И опять куда-то ушла уверенность, потому что не срабатывали здесь привычные методы, и всё, что Марат мог и умел, годилось в бизнесе, в общении с людьми, но перед неизлечимой болезнью отступало, теряло силу, обесценивалось. А нет ничего хуже осознания собственной беспомощности.

Марат посмотрел в окно, за которым открывалась территория больницы, газоны, дорожки, другие здания, деревья, одетые густой зелёной листвой. По дороге вдоль ограды катили машины, в два потока, в одну сторону, в другую. Будто другой мир, нормальный, а он ‒ здесь. Где всё не так. И он ‒ не он. Не тот самый самонадеянный невозмутимый Марат Агишев, который всегда точно знает, что нужно делать, и у которого, в принципе, всё всегда получается, а если не получается, то просто стоит ещё постараться, чуток или немного побольше, и тогда уж точно ‒ получится. А кто тогда?

‒ Вы ведь с Галиной не женаты? ‒ пробилось сквозь мысли.

‒ Нет.

‒ У вас другая семья?

‒ Нет.

‒ А девочка останется с вами?

Марат молчал.

Зав не стал повторять вопрос, понимал, что собеседник прекрасно расслышал, и, наверное, ещё что-то понимал. То ли вздохнул, то ли усмехнулся, попытался притушить разочарование во взгляде.

‒ Ещё что-то хотите узнать? Или я могу идти? ‒ поинтересовался вежливо, а сам, не дожидаясь ответа, поднялся со стула. И Марат встал.

‒ Спасибо. ‒ Он вытянул из кармана портмоне.

Зав заметил, хмыкнул.

‒ Идёмте. У меня действительно времени в обрез.

Когда садился в машину, зазвонил мобильный. Марат даже смотреть не стал, кто, нажал на соединение.

‒ Ну, Марат, ты где? ‒ прилетело из телефона. Кристина. Не слишком возмущалась, скорее, чуть негодовала, сообщая: ‒ Я тебя жду. Ты когда подъедешь?

‒ Зачем?

Кристина была нормальной девушкой, не стервой, не дурой, не истеричкой, без завышенных запросов и претензий. Самое то, чтобы хорошо проводить время вместе.

‒ Ты же обещал, что сходим куда-то.

‒ Куда?

‒ Тебе лучше знать.

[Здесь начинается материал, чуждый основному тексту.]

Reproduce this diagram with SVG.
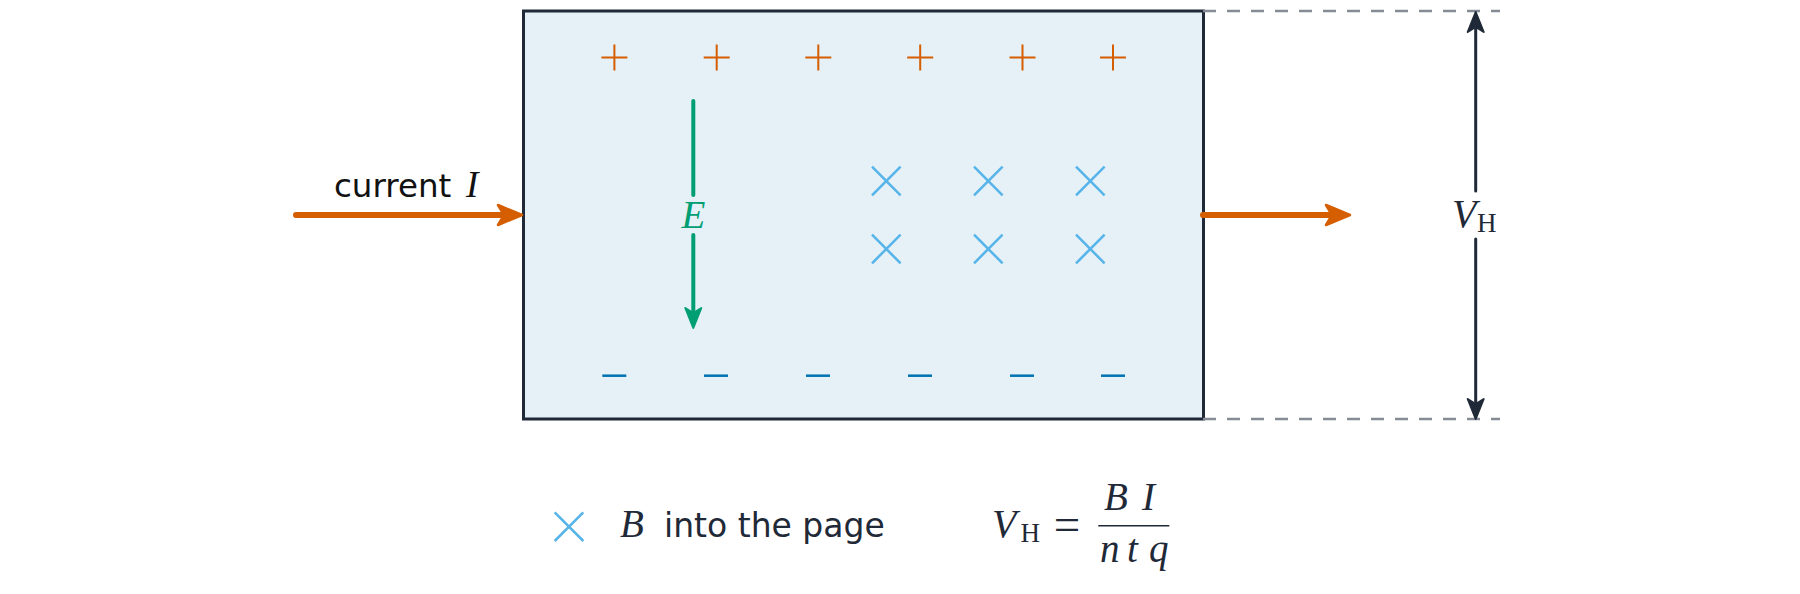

Куда ты хотел?

‒ Не знаю.

Он действительно не знал, абсолютно не помнил, что там планировал.

‒ Марат, с тобой всё в порядке?

‒ В порядке, ‒ заверил он, придумал на ходу, не напрягаясь: ‒ Просто очень занят. Извини. Сегодня не получится. Никак. Завтра. Или…

Может, действительно, встретиться с ней? Только не ходить никуда, остаться у неё или привезти Кристину к себе, отвлечься. Но что-то вот совсем, даже мысленно не вдохновляет, наоборот, вызывает неприятие и раздражение. И Марат продолжил, совсем не так, как секунду назад собирался:

‒ …послезавтра. Сходим, куда скажешь. А сейчас ‒ дела.

‒ Мог бы тогда и позвонить, ‒ с упрёком проговорила Кристина. ‒ Предупредить.

‒ Извини, замотался, ‒ произнёс Марат сквозь стиснутые зубы. Как же ему надоело оправдываться? Раздражение только возрастало, и всё сильнее хотелось, не сдерживаясь, проораться и послать всё, всех. Но Крис-то причём? И он нетерпеливо закончил: ‒ Ну всё. Пока. ‒ И отключился.

Когда проезжал через перекрёсток перед самым носом выскочил какой-то урод на раздолбанной Таврии. Вот тогда Марат реально проорался, высказался, не сдерживаясь. Хотя камикадзе на самоходном корыте вряд ли его услышал, но главное ‒ душу отвёл.

12. 12

Что дальше? Куда бежать, чем себя занять? Уж лучше бы и правда, какой-нибудь фарс-мажор случился: в смету не уложились, сроки затягивали, материалы не подвезли, работники разбежались, заказчик угрожал расторжением договора. Что со всем этим делать, Марат прекрасно знал, даже бы не загонялся особо. И не такое случалось, как бы нибудь да разрулил. А вот что делать с тем, с другим?

Честно, он многое бы не пожалел, лишь бы больше не прозвучало: «Что касается здоровья ‒ ничем. Не помочь». Но, положа руку на сердце, не только потому, что искренне сочувствовал Галке, жалел её, а ещё и потому, что боялся оказаться вот так внезапно, совершенно не ожидая и не предполагая, отцом-одиночкой.